• **EXCERPTED DATA**
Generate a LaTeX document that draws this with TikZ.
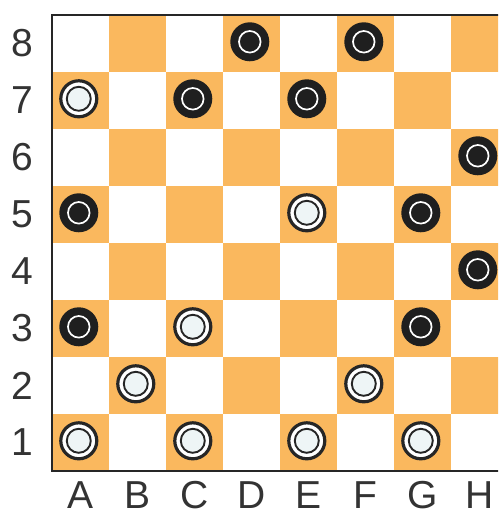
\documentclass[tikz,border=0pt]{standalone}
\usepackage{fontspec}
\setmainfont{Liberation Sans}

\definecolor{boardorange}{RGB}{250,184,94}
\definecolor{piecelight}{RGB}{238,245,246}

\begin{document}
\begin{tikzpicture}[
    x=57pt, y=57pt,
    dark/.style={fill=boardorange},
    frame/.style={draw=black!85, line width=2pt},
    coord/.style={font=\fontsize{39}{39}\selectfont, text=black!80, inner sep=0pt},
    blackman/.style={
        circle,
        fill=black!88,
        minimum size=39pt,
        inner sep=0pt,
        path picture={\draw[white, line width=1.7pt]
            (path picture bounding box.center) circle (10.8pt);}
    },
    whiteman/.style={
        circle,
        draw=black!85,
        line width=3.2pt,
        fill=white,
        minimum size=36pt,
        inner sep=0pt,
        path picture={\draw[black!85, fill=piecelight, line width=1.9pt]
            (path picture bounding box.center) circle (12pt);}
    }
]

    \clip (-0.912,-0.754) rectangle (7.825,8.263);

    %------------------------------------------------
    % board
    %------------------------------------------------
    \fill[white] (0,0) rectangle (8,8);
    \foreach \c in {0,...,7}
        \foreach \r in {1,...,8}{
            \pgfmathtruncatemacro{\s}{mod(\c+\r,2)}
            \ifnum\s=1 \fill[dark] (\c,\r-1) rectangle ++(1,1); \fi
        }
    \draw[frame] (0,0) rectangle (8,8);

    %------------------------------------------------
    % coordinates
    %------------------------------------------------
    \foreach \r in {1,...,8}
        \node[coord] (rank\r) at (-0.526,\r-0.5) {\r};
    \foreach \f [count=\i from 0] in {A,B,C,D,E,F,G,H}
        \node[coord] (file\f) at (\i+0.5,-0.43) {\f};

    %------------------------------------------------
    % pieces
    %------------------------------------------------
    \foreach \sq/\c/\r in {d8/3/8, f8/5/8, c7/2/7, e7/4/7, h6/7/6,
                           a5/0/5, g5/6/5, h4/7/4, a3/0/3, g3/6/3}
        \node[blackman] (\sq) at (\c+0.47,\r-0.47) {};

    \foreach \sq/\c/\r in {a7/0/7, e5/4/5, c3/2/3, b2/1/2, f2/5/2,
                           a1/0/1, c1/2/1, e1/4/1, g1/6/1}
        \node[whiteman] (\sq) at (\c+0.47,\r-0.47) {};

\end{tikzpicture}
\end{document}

--

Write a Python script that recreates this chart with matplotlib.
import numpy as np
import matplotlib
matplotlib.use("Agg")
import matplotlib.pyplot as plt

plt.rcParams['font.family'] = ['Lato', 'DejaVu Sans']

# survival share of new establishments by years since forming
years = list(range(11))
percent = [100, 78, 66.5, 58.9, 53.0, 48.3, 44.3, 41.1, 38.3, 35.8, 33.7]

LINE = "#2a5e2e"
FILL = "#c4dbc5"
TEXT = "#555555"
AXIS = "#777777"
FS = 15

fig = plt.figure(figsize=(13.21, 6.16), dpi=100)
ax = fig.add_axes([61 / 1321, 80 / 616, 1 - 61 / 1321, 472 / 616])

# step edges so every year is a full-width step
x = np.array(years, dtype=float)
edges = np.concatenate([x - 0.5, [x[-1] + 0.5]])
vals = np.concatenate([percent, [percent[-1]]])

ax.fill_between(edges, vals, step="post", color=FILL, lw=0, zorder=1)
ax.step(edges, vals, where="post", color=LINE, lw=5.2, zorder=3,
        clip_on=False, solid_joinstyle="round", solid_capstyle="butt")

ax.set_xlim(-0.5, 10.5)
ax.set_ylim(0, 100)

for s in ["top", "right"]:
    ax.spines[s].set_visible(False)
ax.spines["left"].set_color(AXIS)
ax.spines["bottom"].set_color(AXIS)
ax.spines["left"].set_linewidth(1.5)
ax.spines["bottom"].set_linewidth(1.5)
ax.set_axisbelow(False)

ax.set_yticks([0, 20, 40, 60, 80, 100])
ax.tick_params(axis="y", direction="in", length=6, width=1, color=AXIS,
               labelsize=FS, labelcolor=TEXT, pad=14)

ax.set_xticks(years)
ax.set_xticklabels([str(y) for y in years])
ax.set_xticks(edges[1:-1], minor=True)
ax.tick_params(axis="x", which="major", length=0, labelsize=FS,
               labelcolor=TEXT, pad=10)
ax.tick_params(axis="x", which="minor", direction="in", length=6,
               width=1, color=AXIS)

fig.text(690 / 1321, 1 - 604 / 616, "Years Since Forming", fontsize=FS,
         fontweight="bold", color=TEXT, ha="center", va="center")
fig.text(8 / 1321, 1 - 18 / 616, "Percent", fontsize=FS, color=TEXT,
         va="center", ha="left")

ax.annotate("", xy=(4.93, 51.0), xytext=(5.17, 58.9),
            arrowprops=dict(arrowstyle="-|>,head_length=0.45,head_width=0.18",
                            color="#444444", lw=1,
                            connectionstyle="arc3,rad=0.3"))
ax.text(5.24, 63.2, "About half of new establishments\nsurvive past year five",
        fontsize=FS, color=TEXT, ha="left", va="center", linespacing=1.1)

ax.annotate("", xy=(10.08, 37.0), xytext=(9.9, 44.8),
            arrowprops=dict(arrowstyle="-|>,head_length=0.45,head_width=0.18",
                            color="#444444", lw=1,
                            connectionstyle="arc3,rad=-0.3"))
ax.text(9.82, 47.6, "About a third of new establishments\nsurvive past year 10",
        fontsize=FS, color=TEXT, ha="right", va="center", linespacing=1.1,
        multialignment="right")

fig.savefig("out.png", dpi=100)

* * *

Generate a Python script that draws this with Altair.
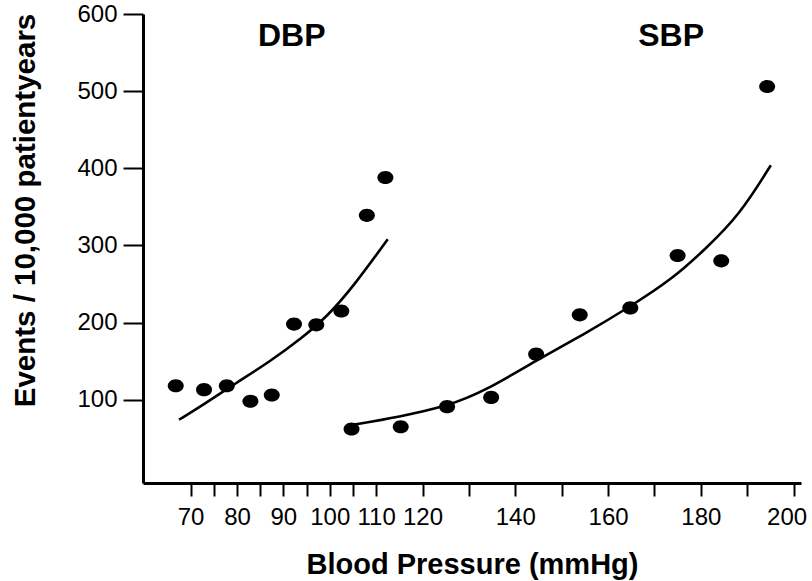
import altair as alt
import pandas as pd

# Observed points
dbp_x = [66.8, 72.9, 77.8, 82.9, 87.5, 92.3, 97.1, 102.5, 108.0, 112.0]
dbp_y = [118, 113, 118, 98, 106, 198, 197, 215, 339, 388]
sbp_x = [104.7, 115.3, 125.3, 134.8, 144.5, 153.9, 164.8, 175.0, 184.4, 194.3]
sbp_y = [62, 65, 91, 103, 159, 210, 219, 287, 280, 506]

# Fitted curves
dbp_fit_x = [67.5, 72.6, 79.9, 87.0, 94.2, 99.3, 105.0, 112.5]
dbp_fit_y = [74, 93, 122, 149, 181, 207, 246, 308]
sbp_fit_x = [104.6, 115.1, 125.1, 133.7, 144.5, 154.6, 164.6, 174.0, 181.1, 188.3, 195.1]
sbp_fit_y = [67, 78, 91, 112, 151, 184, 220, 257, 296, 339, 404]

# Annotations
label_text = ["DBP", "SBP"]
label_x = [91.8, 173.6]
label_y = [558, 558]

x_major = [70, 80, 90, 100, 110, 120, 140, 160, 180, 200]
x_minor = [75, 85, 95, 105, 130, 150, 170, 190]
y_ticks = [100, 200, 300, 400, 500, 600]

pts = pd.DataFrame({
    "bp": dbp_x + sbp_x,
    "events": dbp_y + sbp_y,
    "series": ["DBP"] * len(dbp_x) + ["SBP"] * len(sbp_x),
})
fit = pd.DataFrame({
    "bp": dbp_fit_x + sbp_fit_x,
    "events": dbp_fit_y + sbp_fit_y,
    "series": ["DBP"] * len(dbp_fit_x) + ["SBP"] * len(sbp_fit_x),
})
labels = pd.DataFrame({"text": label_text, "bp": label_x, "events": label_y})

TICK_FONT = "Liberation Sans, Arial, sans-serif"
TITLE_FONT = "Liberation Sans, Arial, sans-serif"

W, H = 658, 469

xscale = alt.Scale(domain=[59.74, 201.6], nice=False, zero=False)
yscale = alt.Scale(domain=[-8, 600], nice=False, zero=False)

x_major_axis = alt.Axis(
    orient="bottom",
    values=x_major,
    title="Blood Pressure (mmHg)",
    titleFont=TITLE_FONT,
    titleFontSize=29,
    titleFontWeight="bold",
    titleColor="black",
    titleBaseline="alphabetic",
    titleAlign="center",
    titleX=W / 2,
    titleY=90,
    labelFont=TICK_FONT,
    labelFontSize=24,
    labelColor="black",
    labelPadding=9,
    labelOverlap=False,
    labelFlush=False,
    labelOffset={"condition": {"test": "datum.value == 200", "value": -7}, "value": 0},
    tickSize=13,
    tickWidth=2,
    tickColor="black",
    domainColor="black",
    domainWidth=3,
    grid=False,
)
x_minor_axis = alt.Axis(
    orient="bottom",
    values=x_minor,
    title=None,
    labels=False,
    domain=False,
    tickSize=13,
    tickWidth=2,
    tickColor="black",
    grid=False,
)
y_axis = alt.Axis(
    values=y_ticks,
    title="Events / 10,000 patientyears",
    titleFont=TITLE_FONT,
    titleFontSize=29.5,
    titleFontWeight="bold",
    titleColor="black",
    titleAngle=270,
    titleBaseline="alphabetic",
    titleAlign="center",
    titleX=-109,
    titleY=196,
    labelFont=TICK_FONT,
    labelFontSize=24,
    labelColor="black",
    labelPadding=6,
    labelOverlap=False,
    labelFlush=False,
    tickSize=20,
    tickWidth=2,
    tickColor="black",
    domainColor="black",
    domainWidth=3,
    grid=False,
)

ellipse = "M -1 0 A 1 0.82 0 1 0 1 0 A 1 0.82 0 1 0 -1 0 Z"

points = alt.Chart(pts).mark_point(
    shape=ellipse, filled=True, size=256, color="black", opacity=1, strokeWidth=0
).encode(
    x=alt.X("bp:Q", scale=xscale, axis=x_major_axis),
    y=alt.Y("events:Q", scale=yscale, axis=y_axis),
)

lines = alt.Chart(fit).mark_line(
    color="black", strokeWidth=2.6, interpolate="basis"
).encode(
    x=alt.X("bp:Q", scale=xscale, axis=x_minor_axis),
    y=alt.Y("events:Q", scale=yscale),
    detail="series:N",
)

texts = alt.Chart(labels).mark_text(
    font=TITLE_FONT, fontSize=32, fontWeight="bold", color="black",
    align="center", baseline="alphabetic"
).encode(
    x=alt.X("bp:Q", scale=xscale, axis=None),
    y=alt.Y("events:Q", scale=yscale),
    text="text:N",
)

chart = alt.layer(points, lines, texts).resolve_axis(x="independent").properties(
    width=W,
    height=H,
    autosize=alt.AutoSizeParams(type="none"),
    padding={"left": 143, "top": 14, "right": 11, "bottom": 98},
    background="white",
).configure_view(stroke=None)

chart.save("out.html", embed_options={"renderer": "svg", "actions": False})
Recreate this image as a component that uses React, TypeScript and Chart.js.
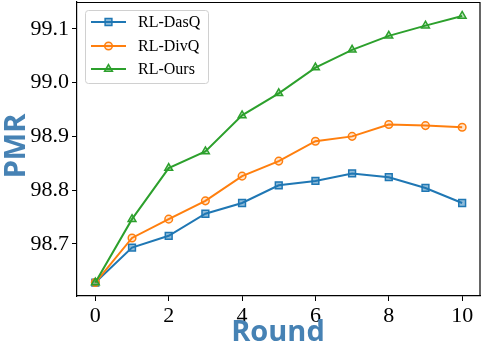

• **OBJECTIVE**
Pictures are not part of the copy. Write out only the lines from the one containing "Generate a Python" through the one containing "yscale = alt.Scale(domain=[-8, 600], nice=False, zero=False)", exactly as they stand, both included.

• **RESULT OF THIS EXERCISE**
Generate a Python script that draws this with Altair.
import altair as alt
import pandas as pd

# Observed points
dbp_x = [66.8, 72.9, 77.8, 82.9, 87.5, 92.3, 97.1, 102.5, 108.0, 112.0]
dbp_y = [118, 113, 118, 98, 106, 198, 197, 215, 339, 388]
sbp_x = [104.7, 115.3, 125.3, 134.8, 144.5, 153.9, 164.8, 175.0, 184.4, 194.3]
sbp_y = [62, 65, 91, 103, 159, 210, 219, 287, 280, 506]

# Fitted curves
dbp_fit_x = [67.5, 72.6, 79.9, 87.0, 94.2, 99.3, 105.0, 112.5]
dbp_fit_y = [74, 93, 122, 149, 181, 207, 246, 308]
sbp_fit_x = [104.6, 115.1, 125.1, 133.7, 144.5, 154.6, 164.6, 174.0, 181.1, 188.3, 195.1]
sbp_fit_y = [67, 78, 91, 112, 151, 184, 220, 257, 296, 339, 404]

# Annotations
label_text = ["DBP", "SBP"]
label_x = [91.8, 173.6]
label_y = [558, 558]

x_major = [70, 80, 90, 100, 110, 120, 140, 160, 180, 200]
x_minor = [75, 85, 95, 105, 130, 150, 170, 190]
y_ticks = [100, 200, 300, 400, 500, 600]

pts = pd.DataFrame({
    "bp": dbp_x + sbp_x,
    "events": dbp_y + sbp_y,
    "series": ["DBP"] * len(dbp_x) + ["SBP"] * len(sbp_x),
})
fit = pd.DataFrame({
    "bp": dbp_fit_x + sbp_fit_x,
    "events": dbp_fit_y + sbp_fit_y,
    "series": ["DBP"] * len(dbp_fit_x) + ["SBP"] * len(sbp_fit_x),
})
labels = pd.DataFrame({"text": label_text, "bp": label_x, "events": label_y})

TICK_FONT = "Liberation Sans, Arial, sans-serif"
TITLE_FONT = "Liberation Sans, Arial, sans-serif"

W, H = 658, 469

xscale = alt.Scale(domain=[59.74, 201.6], nice=False, zero=False)
yscale = alt.Scale(domain=[-8, 600], nice=False, zero=False)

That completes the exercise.